# Cloudy, stinky, new tank



## mark4275 (Aug 26, 2008)

Hello, I know this is my first post and I appreciate any help.

I have recently bought a 2.5 gallon tank for two African Dwarf frogs and a snail. I bought the tank along with two decorations. I put the gravel at the bottom and put the decoration in. I then filled the tank with water and water conditioner. I let it sit a day. It was looking great. I then went and bought the frogs and snail. I put them in and everything was looking fine. I was told to put in a cucumber for the snail to eat for the first few days because there would be no algae. I did this. Replacing it every 3-6 hours or so. I am also feeding the frogs blood worms.
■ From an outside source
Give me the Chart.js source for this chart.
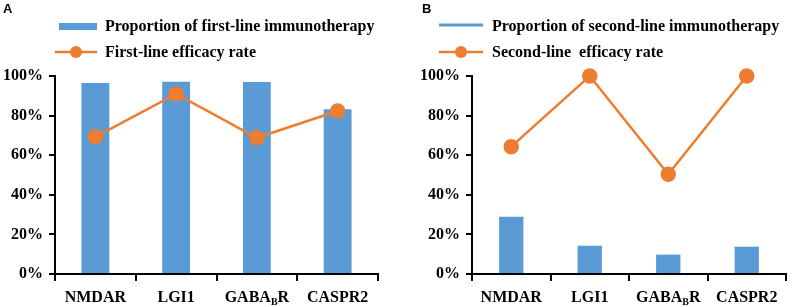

Well, after a day the water became very very cloudy with small particles floating around and had a very foul smell. It reaked across two rooms. I then did a 50% water change to get most of the cloudy water out. That fixed the problem temporarily. A few hours I came back and it was the same. I then went out and bought a pump and air stone along with water clarifier. This, also did not do the trick. I then went to walmart and bought a 1-3 gallon pump. It improved it barely. The water still stinks and is cloudy. The particles attach to the decorations and float around. At times it will be clear but if I move a decoration or stick my hand in the problem happens again. Does anybody know what this could be? 

Also, the suction part of my pump is about 1" away from the gravel. Should I cut the pipe to make it more in the middle of the tank?

I appreciate all help.


----------



## jerrybforl (Aug 15, 2008)

do you have any filtration on the tank? that might be the problem. especially if the frogs arent eating all the bloodworms and are decomposing in the water. that is probably the smell and the cloudy water comes from.


----------



## djrichie (May 15, 2008)

your problem is over feeding, I'm almost 100% positive...... Try doing a water change and feed very small amounts 2 times a day.... you do not have anything to eat any left over food and its rotting, Do not leave the cucumber in there for to long or change to algea waffers and only put 1/2 a waffer in......


----------